Background: Colonoscopy has a miss rate for adenomas that may partly relate to poor visualization of the colonic surface. Dynamic position changes during colonoscope withdrawal can improve luminal distension.
Objective: To assess whether position changes also improve adenoma and polyp detection.
Design: Randomized crossover clinical trial.
Setting: Academic endoscopy unit.
Patients: This study involved 130 patients who presented for routine colonoscopy.
Intervention: Examination either entirely in the left lateral position followed by position changes (cecum to hepatic flexure, left lateral; transverse colon, supine; splenic flexure and descending colon, right lateral) or vice versa. After both examinations, polyps were removed for histopathology.
Main outcome measurements: Proportion of patients with ≥1 polyp or adenoma detected between the hepatic flexure and the sigmoid-descending colon junction. Luminal distension was measured on a scale of 1 to 5: 1, total collapse; 5, fully distended.
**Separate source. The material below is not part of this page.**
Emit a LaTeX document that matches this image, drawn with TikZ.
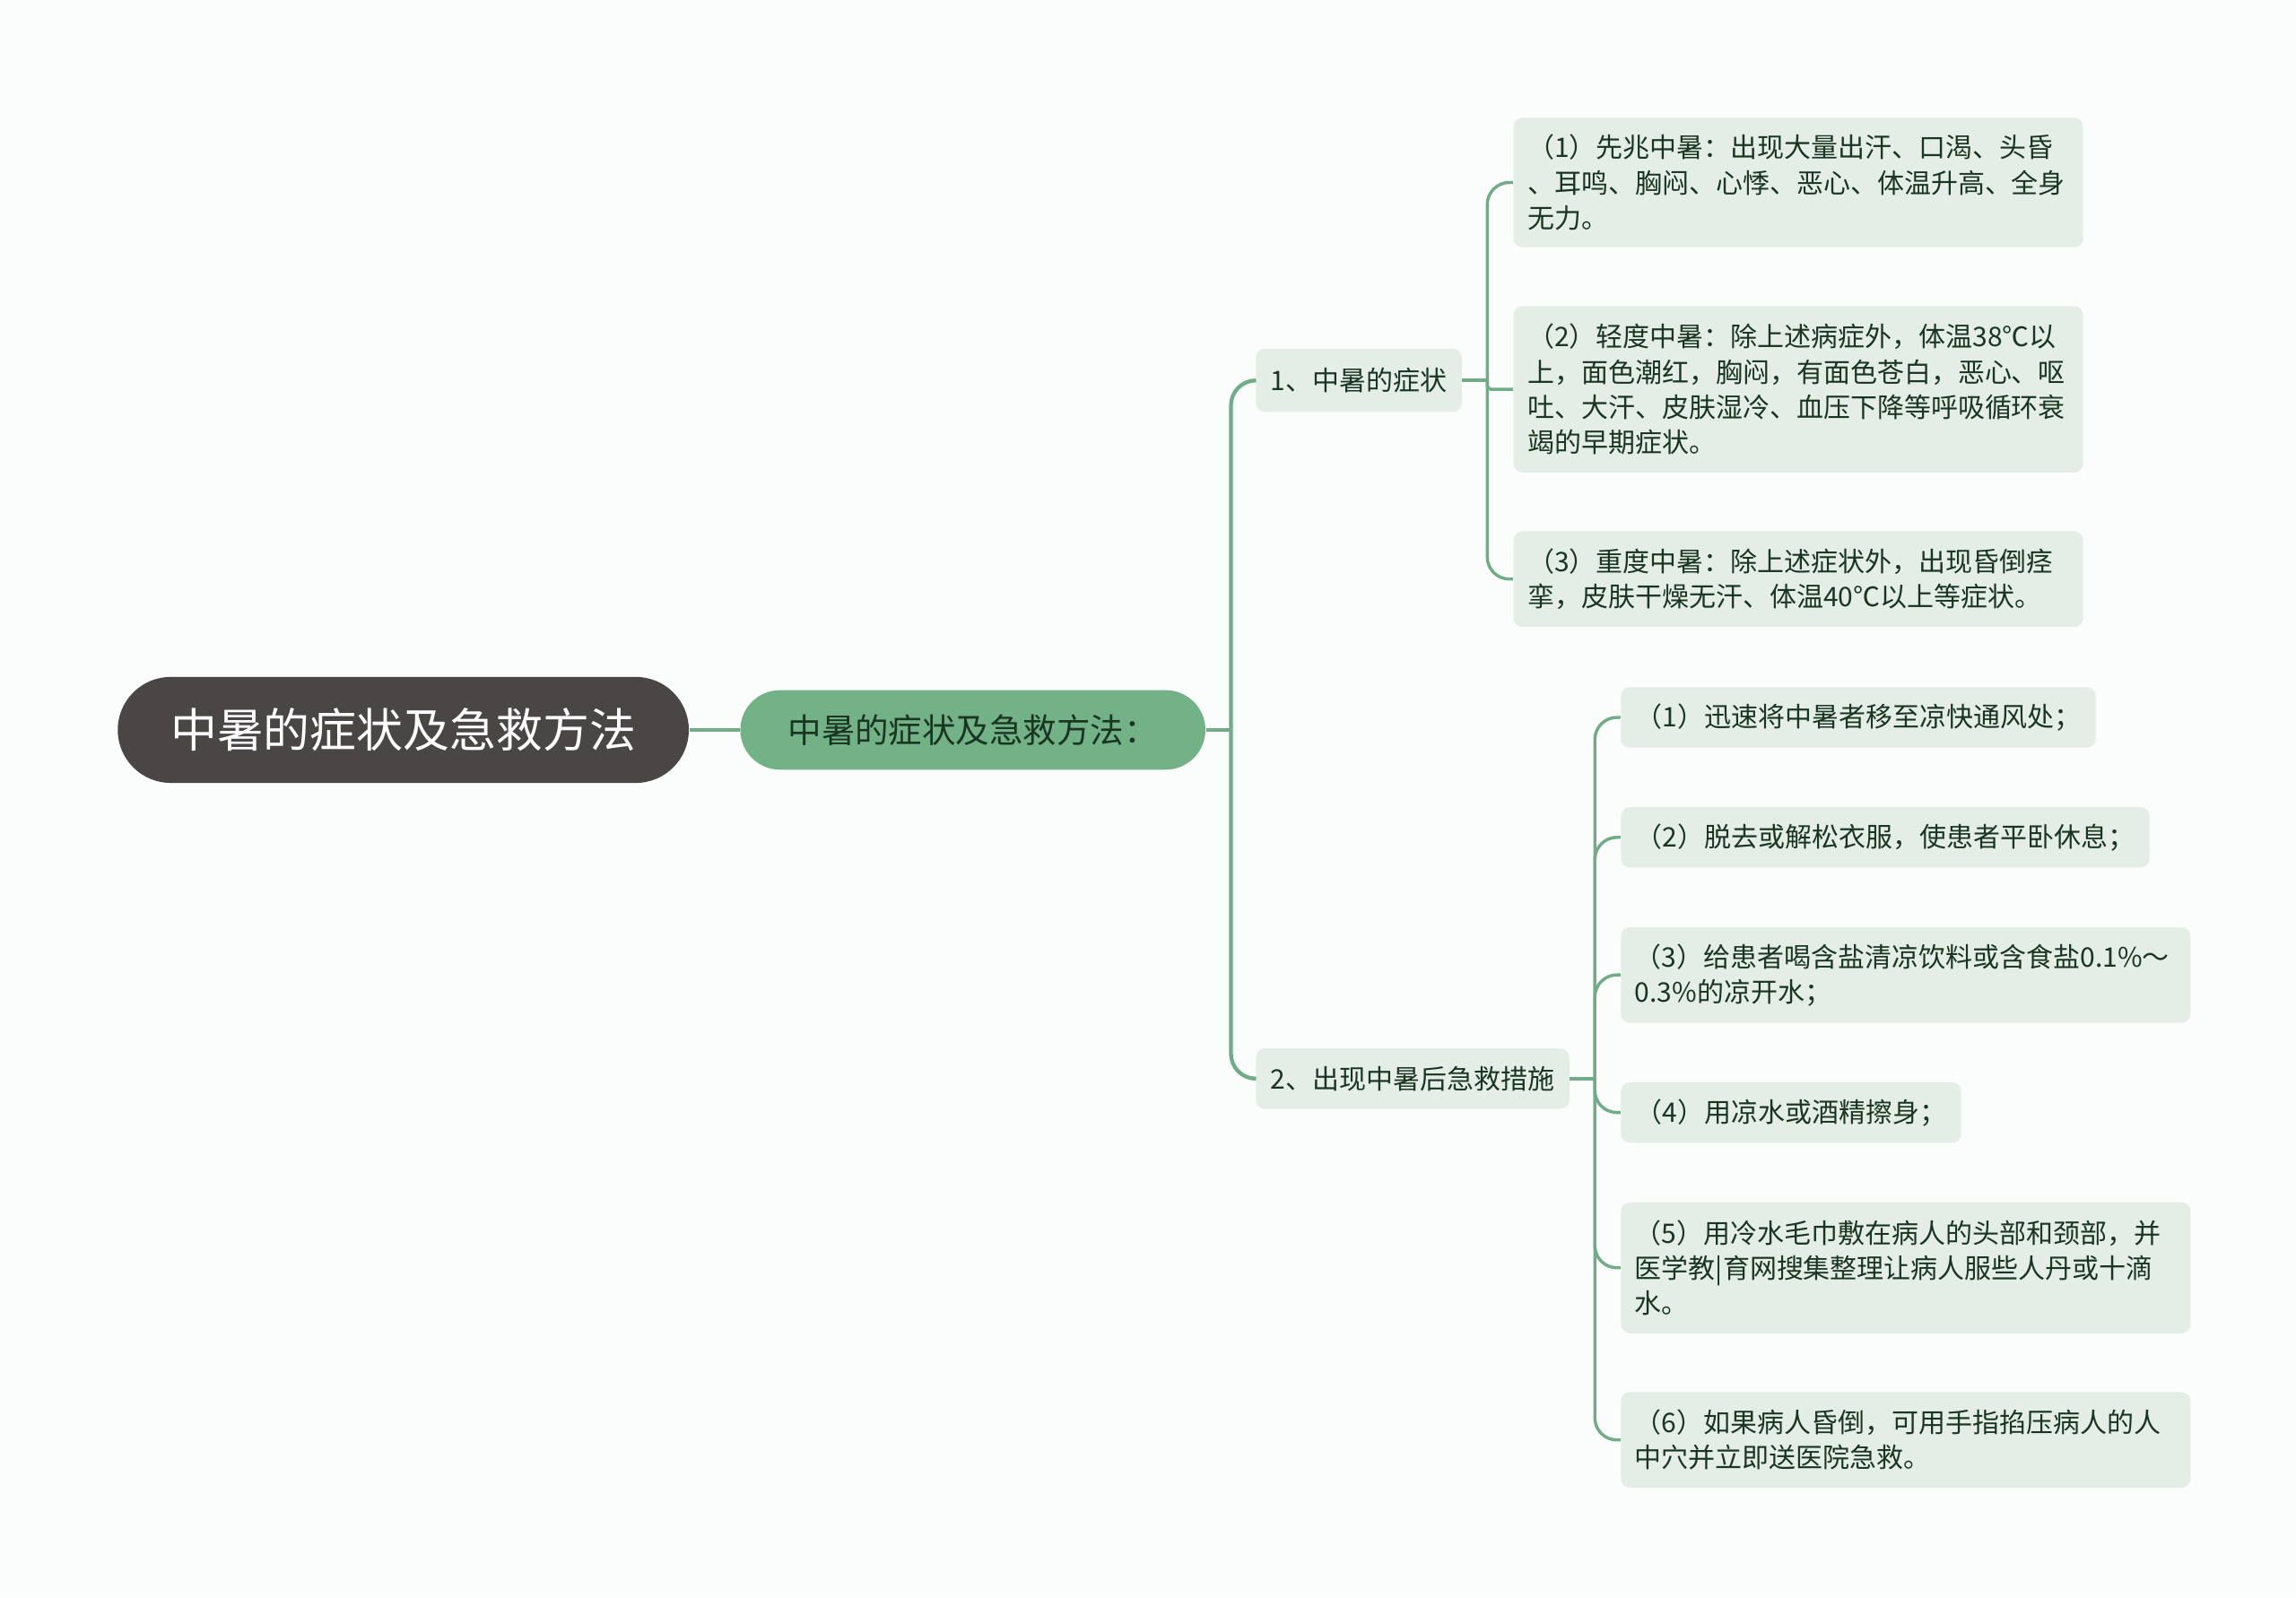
\documentclass[tikz,border=0pt]{standalone}
\usepackage{fontspec}
\setmainfont{Noto Sans CJK SC}
\usetikzlibrary{positioning}

\definecolor{bgpaper}{HTML}{FBFDFC}
\definecolor{rootgrey}{HTML}{4B4646}
\definecolor{maingreen}{HTML}{72B286}
\definecolor{linegreen}{HTML}{72AC86}
\definecolor{leafgreen}{HTML}{E4EEE6}
\definecolor{inkgreen}{HTML}{1A3521}

\tikzset{
    root/.style={fill=rootgrey, text=white, rounded corners=7.2mm,
        minimum width=77.6mm, minimum height=14.4mm,
        font=\fontsize{18}{22}\selectfont},
    topic/.style={fill=maingreen, text=inkgreen, rounded corners=5.4mm,
        minimum width=63.2mm, minimum height=10.8mm,
        font=\fontsize{13}{16}\selectfont},
    leaf/.style={fill=leafgreen, text=inkgreen, rounded corners=1.2mm,
        inner xsep=2mm, inner ysep=1mm, minimum height=8.2mm, anchor=west,
        font=\fontsize{10.4}{13.6}\selectfont},
    para/.style={leaf, text width=73.6mm, inner xsep=1.9mm, align=left},
    link/.style={draw=linegreen, line width=1.2pt, rounded corners=3mm},
}

\begin{document}
\begin{tikzpicture}[x=0.2mm, y=-0.2mm]
    \fill[bgpaper] (0,0) rectangle (1560,1085.3);

    \node[root] (root) at (274,496) {中暑的症状及急救方法};
    \node[topic] (main) at (661,496) {中暑的症状及急救方法：};

    \node[leaf, minimum height=8.6mm] (sym) at (853,258.5) {1、中暑的症状};
    \node[leaf] (aid) at (853,733) {2、出现中暑后急救措施};

    \node[para, minimum height=17.6mm] (sym1) at (1028,124)
        {（1）先兆中暑：出现大量出汗、口渴、头昏\\、耳鸣、胸闷、心悸、恶心、体温升高、全身\\无力。};
    \node[para, minimum height=22.6mm] (sym2) at (1028,264.5)
        {（2）轻度中暑：除上述病症外，体温38℃以\\上，面色潮红，胸闷，有面色苍白，恶心、呕\\吐、大汗、皮肤湿冷、血压下降等呼吸循环衰\\竭的早期症状。};
    \node[para, minimum height=13mm] (sym3) at (1028,393.5)
        {（3）重度中暑：除上述症状外，出现昏倒痉\\挛，皮肤干燥无汗、体温40℃以上等症状。};

    \node[leaf] (aid1) at (1101,487.5) {（1）迅速将中暑者移至凉快通风处；};
    \node[leaf] (aid2) at (1101,569) {（2）脱去或解松衣服，使患者平卧休息；};
    \node[para, minimum height=13mm] (aid3) at (1101,662.5)
        {（3）给患者喝含盐清凉饮料或含食盐0.1\%～\\0.3\%的凉开水；};
    \node[leaf] (aid4) at (1101,756) {（4）用凉水或酒精擦身；};
    \node[para, minimum height=17.8mm] (aid5) at (1101,861.5)
        {（5）用冷水毛巾敷在病人的头部和颈部，并\\医学教|育网搜集整理让病人服些人丹或十滴\\水。};
    \node[para, minimum height=13mm] (aid6) at (1101,978.5)
        {（6）如果病人昏倒，可用手指掐压病人的人\\中穴并立即送医院急救。};

    \coordinate[right=3.4mm of main] (mainfork);
    \coordinate[right=3.4mm of sym] (symfork);
    \coordinate[right=3.4mm of aid] (aidfork);

    \draw[link, line width=1.5pt] (root) -- (main);
    \draw[link, line width=1.5pt] (main) -- (mainfork);
    \foreach \b in {sym,aid}
        \draw[link, line width=1.5pt, rounded corners=3.4mm] (mainfork) |- (\b.west);

    \draw[link] (sym) -- (symfork);
    \foreach \c in {1,3}
        \draw[link] (symfork) |- (sym\c.west);
    \draw[link, rounded corners=0.5mm] (symfork) |- (sym2.west);

    \draw[link] (aid) -- (aidfork);
    \foreach \c in {1,...,6}
        \draw[link] (aidfork) |- (aid\c.west);
\end{tikzpicture}
\end{document}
Results: At least 1 adenoma was detected in 34% of patients in colon areas in which the patient position differed from left lateral (transverse colon, splenic flexure, descending colon) compared with 23% examined with the patient in the left lateral position alone (P = .01). At least 1 polyp was detected in 52% of patients with position changes versus 34% of patients examined in the left lateral position alone (P < .001). Adenoma and polyp detection were positively correlated with an improved distension score (correlation coefficient, 0.12; P < .001). Adenomas were detected in 16% of colon areas with adequate distension scores (4 and 5) compared with 7% of those with borderline or nondiagnostic scores (1-3; P < .001).
Limitations: Single-operator study.
Conclusion: Dynamic position changes during colonoscope withdrawal significantly improved polyp and adenoma detection. (
Clinical trial registration number: NCT00234650).